2 Determine royalty range for each industry, reflecting the importance of brand to purchasing decisions. In luxury, the maximum percentage is high, while in extractive industry, where goods are often commoditised, it is lower. This is done by reviewing comparable licensing agreements sourced from Brand Finance’s extensive database.
3 Calculate royalty rate. The BSI score is applied to the royalty range to arrive at a royalty rate. For example, if the royalty range in a sector is 0-5% and a brand has a BSI score of 80 out of 100, then an appropriate royalty rate for the use of this brand in the given sector will be 4%.
4 Determine brand-specific revenues by estimating a proportion of parent company revenues attributable to a brand.
5 Determine forecast revenues using a function of historic revenues, equity analyst forecasts, and economic growth rates.

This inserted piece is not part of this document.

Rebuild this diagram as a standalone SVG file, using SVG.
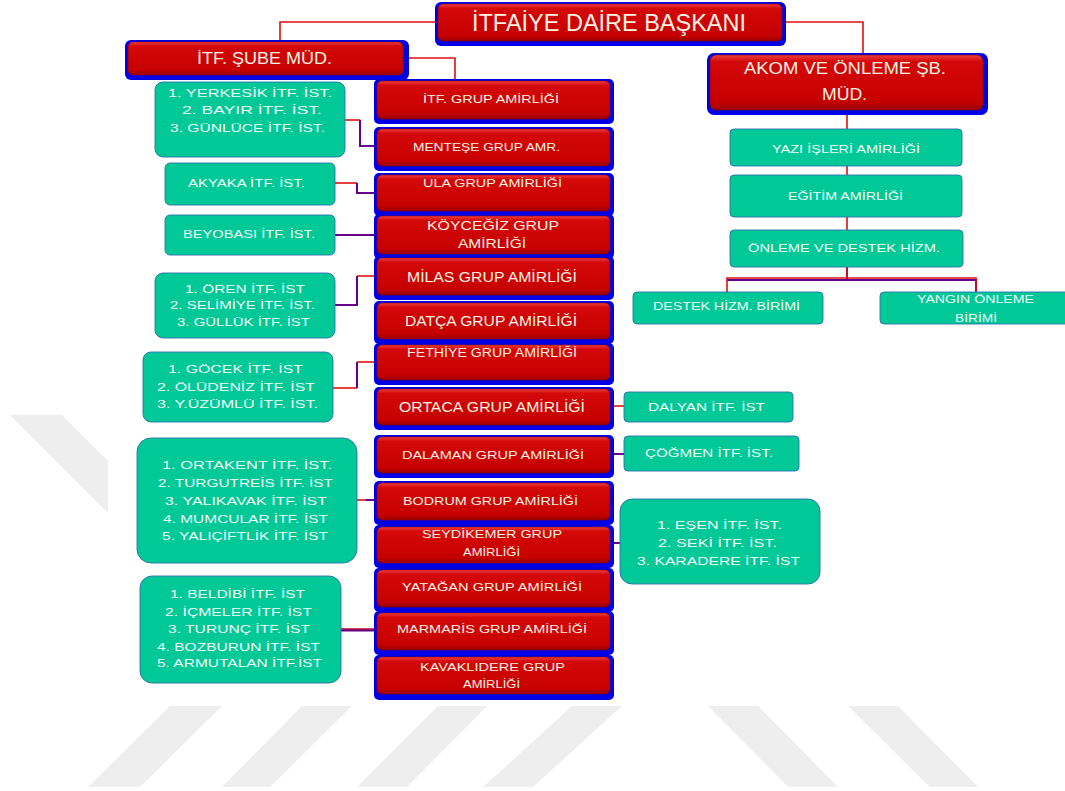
<svg xmlns="http://www.w3.org/2000/svg" width="1065" height="791" viewBox="0 0 1065 791">
<defs>
<linearGradient id="redg" x1="0" y1="0" x2="0" y2="1">
<stop offset="0" stop-color="#ee4040"/>
<stop offset="0.12" stop-color="#d40808"/>
<stop offset="0.85" stop-color="#c60000"/>
<stop offset="1" stop-color="#9a0000"/>
</linearGradient>
</defs>
<style>
.wm{fill:#eeeeee}
.sh{fill:#0000e6}
.rb{fill:url(#redg);stroke:#8a0000;stroke-width:0.6}
.gb{fill:#00c896;stroke:#2f6fb0;stroke-width:0.9}
.rt{font-family:"Liberation Sans",Arial,sans-serif;fill:#fff2e4;font-size:11.5px}
.gt{font-family:"Liberation Sans",Arial,sans-serif;fill:#f2fff9;font-size:11px}
.cr{fill:none;stroke:#dd1111;stroke-width:1.6}
.cp{fill:none;stroke:#660088;stroke-width:2}
</style>
<g id="watermark">
<polygon class="wm" points="170,706 222,706 140,787 88,787"/>
<polygon class="wm" points="302,706 352,706 270,787 222,787"/>
<polygon class="wm" points="438,706 487,706 407,787 357,787"/>
<polygon class="wm" points="572,706 622,706 533,787 483,787"/>
<polygon class="wm" points="708,706 758,706 838,787 788,787"/>
<polygon class="wm" points="848,706 898,706 978,787 930,787"/>
<polygon class="wm" points="10,415 62,415 108,461 108,513"/>
</g>
<g id="connectors">
<path class="cr" d="M438,22 H280 V42"/>
<path class="cr" d="M782,22 H863 V55"/>
<path class="cr" d="M403,58 H455 V81"/>
<path class="cr" d="M847,110 V129 M847,166 V175 M847,217 V230"/>
<path class="cp" d="M847,267 V279 M727,280 H976 V292"/>
<path class="cr" d="M847,267 V278 M727,292 V278 H976 V292"/>
<path class="cr" d="M345,120 H360"/>
<path class="cp" d="M360,120 V146 H377"/>
<path class="cr" d="M335,183 H357"/>
<path class="cp" d="M357,183 V193 H377"/>
<path class="cp" d="M335,235 H377"/>
<path class="cp" d="M335,305 H357 V276"/>
<path class="cr" d="M357,276 H377"/>
<path class="cr" d="M333,388 H357"/>
<path class="cp" d="M357,388 V362"/>
<path class="cr" d="M357,362 H377"/>
<path class="cr" d="M357,500 H366"/>
<path class="cp" d="M366,500 H377"/>
<path class="cp" d="M341,630 H377" style="stroke-width:3"/>
<path class="cr" d="M341,629 H377" style="stroke-width:1"/>
<path class="cr" d="M612,406 H624"/>
<path class="cp" d="M612,454 H624"/>
<path class="cp" d="M612,543 H620"/>
</g>
<g id="n-baskan">
<rect class="sh" x="435" y="2" width="351" height="44" rx="6"/>
<rect class="rb" x="438" y="4" width="344" height="37" rx="5"/>
<text class="rt" x="472" y="31" textLength="274" lengthAdjust="spacingAndGlyphs" style="font-size:23px">İTFAİYE  DAİRE BAŞKANI</text>
</g>
<g id="n-sube">
<rect class="sh" x="125" y="40" width="284" height="40" rx="6"/>
<rect class="rb" x="128" y="42" width="275" height="33" rx="5"/>
<text class="rt" x="197" y="64" textLength="135" lengthAdjust="spacingAndGlyphs" style="font-size:17px">İTF. ŞUBE MÜD.</text>
</g>
<g id="n-akom">
<rect class="sh" x="707" y="53" width="281" height="62" rx="7"/>
<rect class="rb" x="710" y="55" width="273" height="55" rx="6"/>
<text class="rt" x="744" y="74" textLength="202" lengthAdjust="spacingAndGlyphs" style="font-size:16px">AKOM VE ÖNLEME ŞB.</text>
<text class="rt" x="822" y="100" textLength="45" lengthAdjust="spacingAndGlyphs" style="font-size:16px">MÜD.</text>
</g>
<g id="n-itfgrup">
<rect class="sh" x="374" y="79" width="240" height="45" rx="5"/>
<rect class="rb" x="377" y="81" width="233" height="38" rx="5"/>
<text class="rt" x="423" y="103" textLength="136" lengthAdjust="spacingAndGlyphs">İTF. GRUP AMİRLİĞİ</text>
</g>
<g id="n-mentese">
<rect class="sh" x="374" y="127" width="240" height="44" rx="5"/>
<rect class="rb" x="377" y="129" width="233" height="37" rx="5"/>
<text class="rt" x="413" y="151" textLength="147" lengthAdjust="spacingAndGlyphs">MENTEŞE GRUP AMR.</text>
</g>
<g id="n-ula">
<rect class="sh" x="374" y="173" width="240" height="43" rx="5"/>
<rect class="rb" x="377" y="175" width="233" height="36" rx="5"/>
<text class="rt" x="423" y="187" textLength="139" lengthAdjust="spacingAndGlyphs">ULA GRUP  AMİRLİĞİ</text>
</g>
<g id="n-koycegiz">
<rect class="sh" x="374" y="214" width="240" height="45" rx="5"/>
<rect class="rb" x="377" y="216" width="233" height="38" rx="5"/>
<text class="rt" x="427" y="230" textLength="132" lengthAdjust="spacingAndGlyphs" style="font-size:13px">KÖYCEĞİZ  GRUP</text>
<text class="rt" x="458" y="248" textLength="68" lengthAdjust="spacingAndGlyphs" style="font-size:13px">AMİRLİĞİ</text>
</g>
<g id="n-milas">
<rect class="sh" x="374" y="256" width="240" height="44" rx="5"/>
<rect class="rb" x="377" y="258" width="233" height="37" rx="5"/>
<text class="rt" x="407" y="282" textLength="170" lengthAdjust="spacingAndGlyphs" style="font-size:14px">MİLAS GRUP AMİRLİĞİ</text>
</g>
<g id="n-datca">
<rect class="sh" x="374" y="301" width="240" height="43" rx="5"/>
<rect class="rb" x="377" y="303" width="233" height="36" rx="5"/>
<text class="rt" x="405" y="326" textLength="172" lengthAdjust="spacingAndGlyphs" style="font-size:14px">DATÇA GRUP AMİRLİĞİ</text>
</g>
<g id="n-fethiye">
<rect class="sh" x="374" y="343" width="240" height="42" rx="5"/>
<rect class="rb" x="377" y="345" width="233" height="35" rx="5"/>
<text class="rt" x="407" y="357" textLength="170" lengthAdjust="spacingAndGlyphs" style="font-size:12px">FETHİYE GRUP  AMİRLİĞİ</text>
</g>
<g id="n-ortaca">
<rect class="sh" x="374" y="387" width="240" height="43" rx="5"/>
<rect class="rb" x="377" y="389" width="233" height="36" rx="5"/>
<text class="rt" x="399" y="412" textLength="186" lengthAdjust="spacingAndGlyphs" style="font-size:14px">ORTACA GRUP AMİRLİĞİ</text>
</g>
<g id="n-dalaman">
<rect class="sh" x="374" y="435" width="240" height="43" rx="5"/>
<rect class="rb" x="377" y="437" width="233" height="36" rx="5"/>
<text class="rt" x="402" y="459" textLength="182" lengthAdjust="spacingAndGlyphs">DALAMAN  GRUP  AMİRLİĞİ</text>
</g>
<g id="n-bodrum">
<rect class="sh" x="374" y="481" width="240" height="44" rx="5"/>
<rect class="rb" x="377" y="483" width="233" height="37" rx="5"/>
<text class="rt" x="403" y="505" textLength="175" lengthAdjust="spacingAndGlyphs">BODRUM  GRUP  AMİRLİĞİ</text>
</g>
<g id="n-seydikemer">
<rect class="sh" x="374" y="525" width="240" height="43" rx="5"/>
<rect class="rb" x="377" y="527" width="233" height="36" rx="5"/>
<text class="rt" x="422" y="538" textLength="140" lengthAdjust="spacingAndGlyphs">SEYDİKEMER GRUP</text>
<text class="rt" x="463" y="556" textLength="57" lengthAdjust="spacingAndGlyphs">AMİRLİĞİ</text>
</g>
<g id="n-yatagan">
<rect class="sh" x="374" y="568" width="240" height="44" rx="5"/>
<rect class="rb" x="377" y="570" width="233" height="37" rx="5"/>
<text class="rt" x="402" y="591" textLength="180" lengthAdjust="spacingAndGlyphs">YATAĞAN GRUP  AMİRLİĞİ</text>
</g>
<g id="n-marmaris">
<rect class="sh" x="374" y="611" width="240" height="44" rx="5"/>
<rect class="rb" x="377" y="613" width="233" height="37" rx="5"/>
<text class="rt" x="397" y="633" textLength="190" lengthAdjust="spacingAndGlyphs">MARMARİS  GRUP  AMİRLİĞİ</text>
</g>
<g id="n-kavaklidere">
<rect class="sh" x="374" y="655" width="240" height="45" rx="5"/>
<rect class="rb" x="377" y="657" width="233" height="37" rx="5"/>
<text class="rt" x="420" y="671" textLength="145" lengthAdjust="spacingAndGlyphs">KAVAKLIDERE GRUP</text>
<text class="rt" x="463" y="688" textLength="57" lengthAdjust="spacingAndGlyphs">AMİRLİĞİ</text>
</g>
<g id="n-yerkesik">
<rect class="gb" x="155" y="82" width="190" height="75" rx="8"/>
<text class="gt" x="168" y="97" textLength="164" lengthAdjust="spacingAndGlyphs">1.  YERKESİK İTF. İST.</text>
<text class="gt" x="182" y="114" textLength="140" lengthAdjust="spacingAndGlyphs">2.  BAYIR İTF. İST.</text>
<text class="gt" x="170" y="132" textLength="155" lengthAdjust="spacingAndGlyphs">3.  GÜNLÜCE İTF. İST.</text>
</g>
<g id="n-akyaka">
<rect class="gb" x="165" y="163" width="170" height="42" rx="5"/>
<text class="gt" x="188" y="187" textLength="117" lengthAdjust="spacingAndGlyphs">AKYAKA İTF. İST.</text>
</g>
<g id="n-beyobasi">
<rect class="gb" x="165" y="215" width="170" height="40" rx="5"/>
<text class="gt" x="183" y="238" textLength="132" lengthAdjust="spacingAndGlyphs">BEYOBASI İTF. İST.</text>
</g>
<g id="n-oren">
<rect class="gb" x="155" y="273" width="180" height="65" rx="8"/>
<text class="gt" x="185" y="293" textLength="120" lengthAdjust="spacingAndGlyphs">1.   ÖREN İTF. İST</text>
<text class="gt" x="170" y="309" textLength="145" lengthAdjust="spacingAndGlyphs">2.  SELİMİYE İTF. İST.</text>
<text class="gt" x="177" y="326" textLength="133" lengthAdjust="spacingAndGlyphs">3.  GÜLLÜK İTF. İST</text>
</g>
<g id="n-gocek">
<rect class="gb" x="143" y="352" width="190" height="70" rx="8"/>
<text class="gt" x="168" y="373" textLength="135" lengthAdjust="spacingAndGlyphs">1.  GÖCEK  İTF. İST</text>
<text class="gt" x="157" y="391" textLength="158" lengthAdjust="spacingAndGlyphs">2.  ÖLÜDENİZ   İTF. İST</text>
<text class="gt" x="157" y="408" textLength="161" lengthAdjust="spacingAndGlyphs">3.  Y.ÜZÜMLÜ   İTF. İST.</text>
</g>
<g id="n-ortakent">
<rect class="gb" x="137" y="438" width="220" height="125" rx="14"/>
<text class="gt" x="162" y="469" textLength="170" lengthAdjust="spacingAndGlyphs">1.   ORTAKENT İTF. İST.</text>
<text class="gt" x="158" y="487" textLength="175" lengthAdjust="spacingAndGlyphs">2.  TURGUTREİS İTF. İST</text>
<text class="gt" x="165" y="505" textLength="162" lengthAdjust="spacingAndGlyphs">3.  YALIKAVAK İTF. İST</text>
<text class="gt" x="163" y="523" textLength="165" lengthAdjust="spacingAndGlyphs">4.  MUMCULAR   İTF. İST</text>
<text class="gt" x="162" y="540" textLength="166" lengthAdjust="spacingAndGlyphs">5.  YALIÇİFTLİK İTF. İST</text>
</g>
<g id="n-beldibi">
<rect class="gb" x="140" y="576" width="201" height="107" rx="12"/>
<text class="gt" x="170" y="598" textLength="135" lengthAdjust="spacingAndGlyphs">1.  BELDİBİ İTF. İST</text>
<text class="gt" x="165" y="616" textLength="147" lengthAdjust="spacingAndGlyphs">2.  İÇMELER  İTF. İST</text>
<text class="gt" x="168" y="633" textLength="142" lengthAdjust="spacingAndGlyphs">3.  TURUNÇ İTF. İST</text>
<text class="gt" x="157" y="651" textLength="163" lengthAdjust="spacingAndGlyphs">4.  BOZBURUN  İTF. İST</text>
<text class="gt" x="157" y="667" textLength="165" lengthAdjust="spacingAndGlyphs">5.  ARMUTALAN İTF.İST</text>
</g>
<g id="n-dalyan">
<rect class="gb" x="624" y="392" width="169" height="30" rx="4"/>
<text class="gt" x="648" y="411" textLength="117" lengthAdjust="spacingAndGlyphs">DALYAN İTF. İST</text>
</g>
<g id="n-cogmen">
<rect class="gb" x="624" y="436" width="175" height="35" rx="4"/>
<text class="gt" x="645" y="457" textLength="128" lengthAdjust="spacingAndGlyphs">ÇÖĞMEN  İTF. İST.</text>
</g>
<g id="n-esen">
<rect class="gb" x="620" y="499" width="200" height="85" rx="12"/>
<text class="gt" x="657" y="529" textLength="125" lengthAdjust="spacingAndGlyphs">1.   EŞEN İTF. İST.</text>
<text class="gt" x="658" y="547" textLength="119" lengthAdjust="spacingAndGlyphs">2.   SEKİ İTF. İST.</text>
<text class="gt" x="637" y="565" textLength="163" lengthAdjust="spacingAndGlyphs">3.   KARADERE İTF. İST</text>
</g>
<g id="n-yazi">
<rect class="gb" x="730" y="129" width="232" height="37" rx="4"/>
<text class="gt" x="772" y="153" textLength="148" lengthAdjust="spacingAndGlyphs">YAZI İŞLERİ  AMİRLİĞİ</text>
</g>
<g id="n-egitim">
<rect class="gb" x="730" y="175" width="232" height="42" rx="4"/>
<text class="gt" x="788" y="200" textLength="115" lengthAdjust="spacingAndGlyphs">EĞİTİM  AMİRLİĞİ</text>
</g>
<g id="n-onleme">
<rect class="gb" x="730" y="230" width="233" height="37" rx="4"/>
<text class="gt" x="748" y="252" textLength="192" lengthAdjust="spacingAndGlyphs">ÖNLEME  VE DESTEK HİZM.</text>
</g>
<g id="n-destek">
<rect class="gb" x="633" y="292" width="190" height="32" rx="4"/>
<text class="gt" x="653" y="310" textLength="147" lengthAdjust="spacingAndGlyphs">DESTEK HİZM.  BİRİMİ</text>
</g>
<g id="n-yangin">
<rect class="gb" x="880" y="292" width="195" height="32" rx="4"/>
<text class="gt" x="917" y="303" textLength="117" lengthAdjust="spacingAndGlyphs">YANGIN ÖNLEME</text>
<text class="gt" x="955" y="322" textLength="42" lengthAdjust="spacingAndGlyphs">BİRİMİ</text>
</g>
</svg>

6 Apply the royalty rate to the forecast revenues to derive brand revenues.
7 Discount post-tax brand revenues to a net present value which equals the brand value.
Brand Finance has produced this study with an independent and unbiased analysis. The values derived and opinions presented in this study are based on publicly available information and certain assumptions that Brand Finance used where such data was deficient or unclear. Brand Finance accepts no responsibility and will not be liable in the event that the publicly available information relied upon is subsequently found to be inaccurate. The opinions and financial analysis expressed in the study are not to be construed as providing investment or business advice. Brand Finance does not intend the study to be relied upon for any reason and excludes all liability to any body, government, or organisation.
The data presented in this study form part of Brand Finance's proprietary database, are provided for the benefit of the media, and are not to be used in part or in full for any commercial or technical purpose without written permission from Brand Finance.